Bonamici and Ferguson spoke on the House floor to encourage their colleagues to join the effort. You can download video footage of Bonamici speaking here, and Ferguson speaking here.

Andy Van Kluenen, CEO of the National Skills Coalition said, "Our country needs to expand apprenticeship to help more businesses and working people get the skills they need to succeed in our economy. This bill will bring together companies in the same local industry, and it will help them place motivated apprentices at waiting worksites. Workers will earn a paycheck while they learn valuable skills. Businesses will fill critical jobs. It's a win-win."

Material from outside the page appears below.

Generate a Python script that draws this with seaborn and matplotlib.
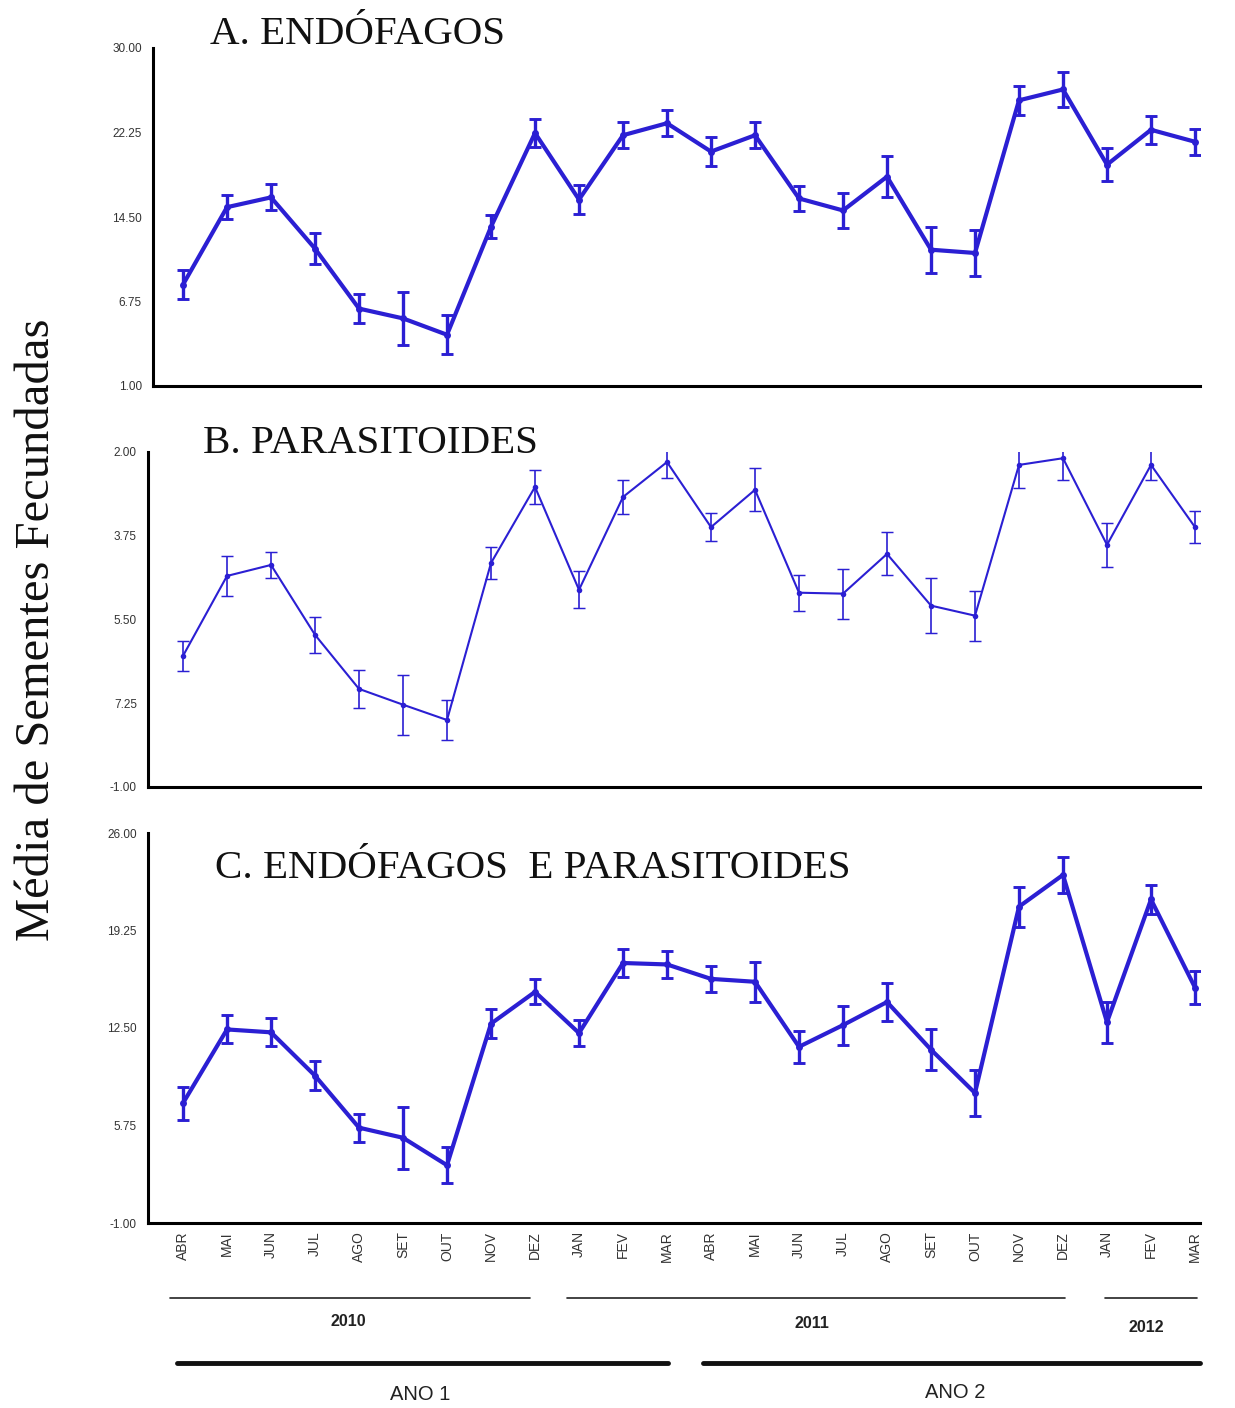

Bonamici crafted the legislation with input from the Oregon Employment Department, Worksystems, Inc., and Oregon Tradeswomen, Inc. “Registered apprenticeships, and the employer partnerships that lead to coordinated multi-employer apprenticeship programs, are a critical part of Oregon’s workforce strategy,” said Kay Erickson, Director of Oregon Employment Department. “The value of a nationally recognized credential that is part of a career pathway is proven. Prioritizing funds for helping employers expand these programs is an essential part of our state’s workforce solutions.”

Bonamici and Ferguson are strong advocates for apprenticeships and work-based learning programs in Congress. One of Bonamici’s first bills, the WISE Investment Act, aimed to foster collaboration among local businesses and workforce training programs. Bonamici supported the Workforce Innovation and Opportunity Act (WIOA) when it passed Congress in 2014, and she has led efforts to increase funding for WIOA and apprenticeship programs.